A $300 bonus is taxable income in the year it posts to your account, regardless of whether you keep the account open or withdraw the funds immediately after. If you earn $300 in bonuses plus $200 in interest income across multiple accounts, your total interest income reported to the IRS is $500. This matters most for high-earners who are near tax-bracket thresholds or for those itemizing deductions, though for most people, the marginal tax rate on $300 to $500 of additional income is modest. The mechanics of withdrawal after the bonus posts are straightforward—you transfer the money out, and it arrives at your destination bank within one to two business days. However, some banks apply the withdrawal limits differently for promotional accounts. Confirm whether your promotional account is subject to federal savings account transfer limits before assuming you can instantly move $50,000 to another institution. Most high-yield savings providers have eliminated these limits in practice, but reading the account agreement confirms this for your specific institution and avoids a delayed transfer that disrupts your planned cash deployment schedule.
Frequently Asked Questions
How long do I actually have to keep money in a bank bonus account?
Most banks require the deposit to remain for 30 to 90 days, but the bonus typically posts 30 to 90 days after that holding period ends. You can withdraw funds after the holding period without penalty in most cases, even if the bonus hasn’t posted yet—though you’ll forfeit the bonus if it hasn’t vested. Always confirm the exact terms before opening an account.
Can I claim multiple bonuses from the same bank in one year?
No. Most banks explicitly limit bonus eligibility to one per customer per calendar year or per customer lifetime, depending on their policy.

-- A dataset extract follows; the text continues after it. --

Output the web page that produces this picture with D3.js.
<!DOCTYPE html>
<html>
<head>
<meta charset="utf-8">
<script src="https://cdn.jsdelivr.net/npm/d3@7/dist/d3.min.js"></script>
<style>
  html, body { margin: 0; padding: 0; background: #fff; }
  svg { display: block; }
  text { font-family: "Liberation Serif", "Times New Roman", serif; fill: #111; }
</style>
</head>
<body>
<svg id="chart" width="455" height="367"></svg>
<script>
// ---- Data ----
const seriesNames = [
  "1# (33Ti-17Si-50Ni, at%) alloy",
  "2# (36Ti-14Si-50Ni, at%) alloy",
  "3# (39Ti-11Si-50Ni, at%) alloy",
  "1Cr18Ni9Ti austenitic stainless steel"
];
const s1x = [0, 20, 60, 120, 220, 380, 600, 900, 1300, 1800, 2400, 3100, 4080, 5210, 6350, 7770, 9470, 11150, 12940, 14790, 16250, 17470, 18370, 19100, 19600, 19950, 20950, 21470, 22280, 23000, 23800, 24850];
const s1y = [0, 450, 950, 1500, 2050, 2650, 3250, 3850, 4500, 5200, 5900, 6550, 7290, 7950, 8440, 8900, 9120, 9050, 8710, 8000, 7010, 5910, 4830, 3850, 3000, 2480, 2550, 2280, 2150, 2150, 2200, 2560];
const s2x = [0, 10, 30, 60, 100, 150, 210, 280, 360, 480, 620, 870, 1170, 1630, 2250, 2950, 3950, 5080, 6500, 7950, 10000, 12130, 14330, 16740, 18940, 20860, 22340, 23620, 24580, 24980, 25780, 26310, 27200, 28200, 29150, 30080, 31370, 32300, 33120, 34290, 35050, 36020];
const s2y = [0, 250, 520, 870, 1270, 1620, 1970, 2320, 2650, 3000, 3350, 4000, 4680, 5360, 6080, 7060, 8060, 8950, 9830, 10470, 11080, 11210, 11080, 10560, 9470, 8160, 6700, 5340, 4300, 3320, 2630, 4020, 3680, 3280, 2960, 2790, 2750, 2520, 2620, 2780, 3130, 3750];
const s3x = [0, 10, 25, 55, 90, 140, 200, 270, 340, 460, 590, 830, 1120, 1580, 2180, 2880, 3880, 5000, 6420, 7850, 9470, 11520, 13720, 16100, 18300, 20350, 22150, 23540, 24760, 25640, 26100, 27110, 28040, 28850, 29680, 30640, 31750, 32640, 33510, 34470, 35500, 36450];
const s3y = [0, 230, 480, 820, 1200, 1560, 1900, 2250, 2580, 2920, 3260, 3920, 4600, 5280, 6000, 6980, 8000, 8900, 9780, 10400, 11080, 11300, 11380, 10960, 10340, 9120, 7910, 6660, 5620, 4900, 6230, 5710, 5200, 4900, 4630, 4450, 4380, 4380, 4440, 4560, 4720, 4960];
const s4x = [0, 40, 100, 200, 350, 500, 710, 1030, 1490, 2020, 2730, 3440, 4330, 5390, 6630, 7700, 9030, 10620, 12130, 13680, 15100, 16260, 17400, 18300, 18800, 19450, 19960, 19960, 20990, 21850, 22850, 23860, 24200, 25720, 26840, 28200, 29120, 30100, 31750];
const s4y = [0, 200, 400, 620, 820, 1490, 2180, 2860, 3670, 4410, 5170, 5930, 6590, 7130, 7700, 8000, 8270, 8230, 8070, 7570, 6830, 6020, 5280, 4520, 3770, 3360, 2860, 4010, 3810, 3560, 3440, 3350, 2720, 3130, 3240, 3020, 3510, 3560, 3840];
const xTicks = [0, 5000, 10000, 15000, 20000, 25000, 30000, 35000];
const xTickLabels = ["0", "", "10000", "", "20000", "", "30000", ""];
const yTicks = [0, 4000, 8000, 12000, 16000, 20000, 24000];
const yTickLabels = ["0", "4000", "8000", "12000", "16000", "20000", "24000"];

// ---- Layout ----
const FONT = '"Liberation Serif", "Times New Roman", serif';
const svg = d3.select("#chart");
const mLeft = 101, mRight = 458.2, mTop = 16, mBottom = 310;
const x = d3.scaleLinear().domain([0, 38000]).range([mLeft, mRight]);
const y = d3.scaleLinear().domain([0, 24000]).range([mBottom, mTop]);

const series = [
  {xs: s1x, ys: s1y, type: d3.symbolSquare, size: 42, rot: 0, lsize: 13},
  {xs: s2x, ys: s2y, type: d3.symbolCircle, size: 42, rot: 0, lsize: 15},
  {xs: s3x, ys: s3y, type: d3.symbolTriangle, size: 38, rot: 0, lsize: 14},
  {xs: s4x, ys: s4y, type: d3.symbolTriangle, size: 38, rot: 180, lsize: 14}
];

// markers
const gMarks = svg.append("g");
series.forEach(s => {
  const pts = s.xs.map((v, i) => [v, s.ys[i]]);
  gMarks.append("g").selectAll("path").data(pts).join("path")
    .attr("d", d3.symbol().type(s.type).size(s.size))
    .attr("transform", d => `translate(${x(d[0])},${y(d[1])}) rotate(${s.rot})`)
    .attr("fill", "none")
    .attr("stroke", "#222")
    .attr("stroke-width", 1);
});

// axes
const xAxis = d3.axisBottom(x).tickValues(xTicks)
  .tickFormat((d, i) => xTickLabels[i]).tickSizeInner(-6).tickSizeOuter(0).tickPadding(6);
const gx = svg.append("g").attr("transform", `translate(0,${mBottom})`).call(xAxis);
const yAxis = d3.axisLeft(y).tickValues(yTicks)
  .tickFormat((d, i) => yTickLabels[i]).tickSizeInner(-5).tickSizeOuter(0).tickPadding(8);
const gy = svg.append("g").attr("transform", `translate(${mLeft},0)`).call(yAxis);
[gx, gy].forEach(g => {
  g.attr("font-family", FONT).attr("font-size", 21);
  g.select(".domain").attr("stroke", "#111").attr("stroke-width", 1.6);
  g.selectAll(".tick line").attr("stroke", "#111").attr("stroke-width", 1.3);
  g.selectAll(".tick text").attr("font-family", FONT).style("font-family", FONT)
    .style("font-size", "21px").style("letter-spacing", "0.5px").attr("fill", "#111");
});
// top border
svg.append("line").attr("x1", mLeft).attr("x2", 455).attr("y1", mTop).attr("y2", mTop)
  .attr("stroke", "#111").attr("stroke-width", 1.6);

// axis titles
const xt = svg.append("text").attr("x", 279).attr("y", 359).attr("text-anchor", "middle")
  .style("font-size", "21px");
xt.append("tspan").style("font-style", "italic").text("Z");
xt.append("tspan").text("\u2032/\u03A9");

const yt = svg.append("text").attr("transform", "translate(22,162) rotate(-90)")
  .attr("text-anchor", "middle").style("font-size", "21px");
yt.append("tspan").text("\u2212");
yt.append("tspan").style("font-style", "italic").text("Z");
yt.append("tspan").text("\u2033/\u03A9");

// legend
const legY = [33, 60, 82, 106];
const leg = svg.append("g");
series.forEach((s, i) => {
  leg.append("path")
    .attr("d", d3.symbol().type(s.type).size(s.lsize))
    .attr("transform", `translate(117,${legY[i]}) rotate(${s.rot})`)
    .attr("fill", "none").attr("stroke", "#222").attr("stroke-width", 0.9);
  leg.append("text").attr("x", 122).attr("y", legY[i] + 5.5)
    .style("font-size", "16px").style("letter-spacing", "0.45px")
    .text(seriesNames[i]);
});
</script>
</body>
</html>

Some institutions enforce a 12-month waiting period after closing an account before you’re eligible for a new bonus. Reading the fine print prevents wasted applications.

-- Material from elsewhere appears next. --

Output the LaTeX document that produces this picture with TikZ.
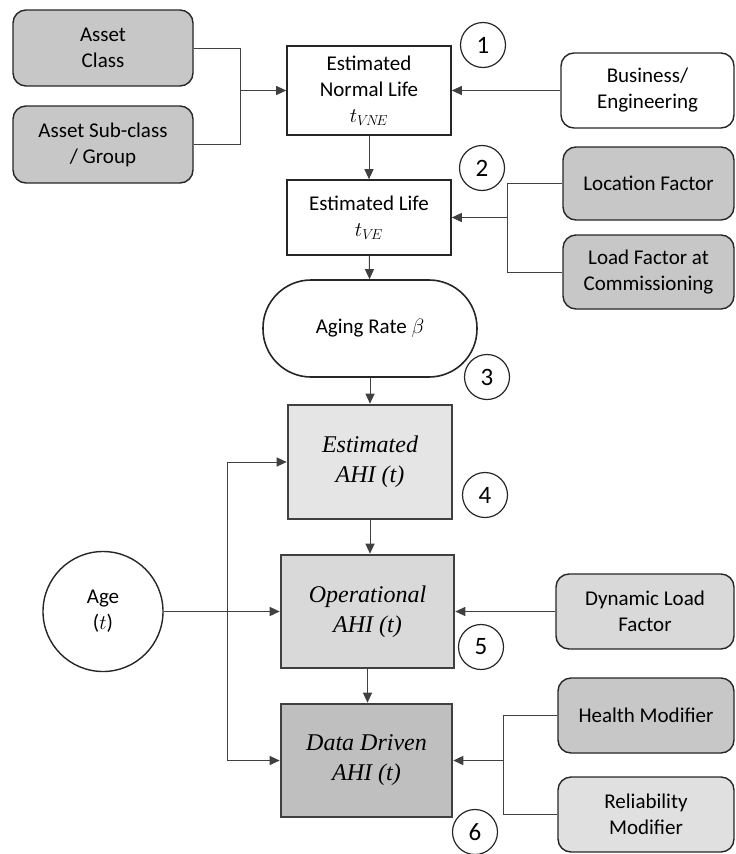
\documentclass[tikz,border=0pt]{standalone}
\usepackage{fontspec}
\setmainfont{Carlito}
\newfontfamily\ahifont{Liberation Serif}
\usetikzlibrary{arrows.meta}

\begin{document}
\begin{tikzpicture}[x=1pt,y=-1pt,
    txt/.style={font=\fontsize{21}{26}\selectfont,align=center,inner sep=0pt},
    inbox/.style={txt,draw=black!85,line width=1.4pt,rounded corners=13pt},
    calcbox/.style={txt,draw=black!85,line width=1.6pt,fill=white},
    ahibox/.style={draw=black!75,line width=2.6pt,align=center,inner sep=0pt,
                   font=\fontsize{24}{30}\selectfont\ahifont\itshape},
    numcirc/.style={circle,draw=black!85,line width=1.2pt,minimum size=45pt,inner sep=0pt,
                    font=\fontsize{25}{25}\selectfont},
    link/.style={draw=black!75,line width=1pt},
    arr/.style={link,-{Triangle[length=10pt,width=9pt]}}]
\useasboundingbox (0,0) rectangle (736,854);

% inputs on the left and right
\begin{scope}[every node/.style={inbox}]
    \node[fill=black!22,minimum width=180pt,minimum height=76pt] (cls) at (103,48) {Asset\\Class};
    \node[fill=black!22,minimum width=180pt,minimum height=77pt] (sub) at (103,144.5) {Asset Sub-class\\/ Group};
    \node[fill=white,minimum width=173pt,minimum height=75pt] (biz) at (647.5,90.5) {Business/\\Engineering};
    \node[fill=black!22,minimum width=171pt,minimum height=73pt] (loc) at (648.5,183.5) {Location Factor};
    \node[fill=black!22,minimum width=171pt,minimum height=74pt] (lfc) at (648.5,272) {Load Factor at\\Commissioning};
    \node[fill=black!15,minimum width=178pt,minimum height=75pt] (dyn) at (645,611.5) {Dynamic Load\\Factor};
    \node[fill=black!22,minimum width=176pt,minimum height=75pt] (hm) at (646,715.5) {Health Modifier};
    \node[fill=black!12,minimum width=176pt,minimum height=75pt] (rm) at (646,814.5) {Reliability\\Modifier};
\end{scope}

% main chain
\node[calcbox,minimum width=164pt,minimum height=89pt] (enl) at (369,90.5) {Estimated\\Normal Life\\$t_{V\!N\!E}$};
\node[calcbox,minimum width=164pt,minimum height=75pt] (el) at (369,217.5) {Estimated Life\\$t_{V\!E}$};
\node[calcbox,rounded corners=48pt,minimum width=214pt,minimum height=97pt] (rate) at (370,328.5) {Aging Rate $\beta$};
\node[ahibox,fill=black!10,minimum width=164pt,minimum height=114pt] (eahi) at (370,462) {Estimated\\AHI (t)};
\node[ahibox,fill=black!15,minimum width=173pt,minimum height=113pt] (oahi) at (367.5,611.5) {Operational\\AHI (t)};
\node[ahibox,fill=black!25,minimum width=171pt,minimum height=113pt] (dahi) at (366.5,760.5) {Data Driven\\AHI (t)};
\node[txt,circle,draw=black!85,line width=1.4pt,minimum size=120pt] (age) at (103,611.5) {Age\\($t$)};

% step numbers
\begin{scope}[every node/.style={numcirc}]
    \node (n1) at (483,45) {1};
    \node (n2) at (482,168) {2};
    \node (n3) at (487,377) {3};
    \node (n4) at (485,495) {4};
    \node (n5) at (481,647) {5};
    \node (n6) at (475,832) {6};
\end{scope}

\coordinate (j1) at (240,90.5);
\coordinate (j2) at (507,217.5);
\coordinate (j3) at (503,760.5);
\coordinate (ta) at (227,462);
\coordinate (tb) at (227,760.5);

\draw[link] (cls) -| (j1);
\draw[link] (sub) -| (j1);
\draw[arr] (j1) -- (enl);
\draw[arr] (biz) -- (enl);
\draw[arr] (enl) -- (el);
\draw[link] (loc) -| (j2);
\draw[link] (lfc) -| (j2);
\draw[arr,line width=1.4pt] (j2) -- (el);
\draw[arr] (el) -- (rate);
\draw[arr] (rate) -- (eahi);
\draw[arr] (eahi.south) -- (eahi.south |- oahi.north);
\draw[arr] (oahi.south) -- (oahi.south |- dahi.north);
\draw[arr] (dyn) -- (oahi);
\draw[link] (hm) -| (j3);
\draw[link] (rm) -| (j3);
\draw[arr,line width=1.6pt] (j3) -- (dahi);
\draw[arr,line width=1.4pt] (age) -- (oahi);
\draw[link] (ta) -- (tb);
\draw[arr] (ta) -- (eahi);
\draw[arr] (tb) -- (dahi);
\end{tikzpicture}
\end{document}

What’s the difference between the bonus holding period and when it actually appears in my account?
The holding period is how long your deposit must sit undisturbed—typically 60 days. The posting timeline is when the actual bonus money appears—often 30 to 90 days after the holding period ends. You might satisfy the 60-day hold by September 1, but the bonus doesn’t post until October 15. Plan accordingly if you’re timing cash withdrawals.
Does the bonus count as taxable income?
Yes. Bank bonuses are treated as interest income and reported on your 1099-INT form at year-end. A $300 bonus is taxable income in the year it posts, so factor this into your tax planning if you’re in a high tax bracket.
Can I use internal transfers from my existing account at the same bank?
No. Almost all promotional bonuses require deposits from external sources—transfers from other banks, wires, ACH deposits, or checks. Transferring money from your existing checking account at the same bank will not qualify for the bonus.
How do I know if a bonus will actually post, or if I’ll be disqualified?
Banks typically send email confirmation when you meet the bonus requirements and again when the bonus posts. However, you’re responsible for reading the terms and confirming you meet all conditions—existing customer status, minimum deposit amount, holding period, and source of funds restrictions. Reach out to customer service before opening an account if the terms are unclear.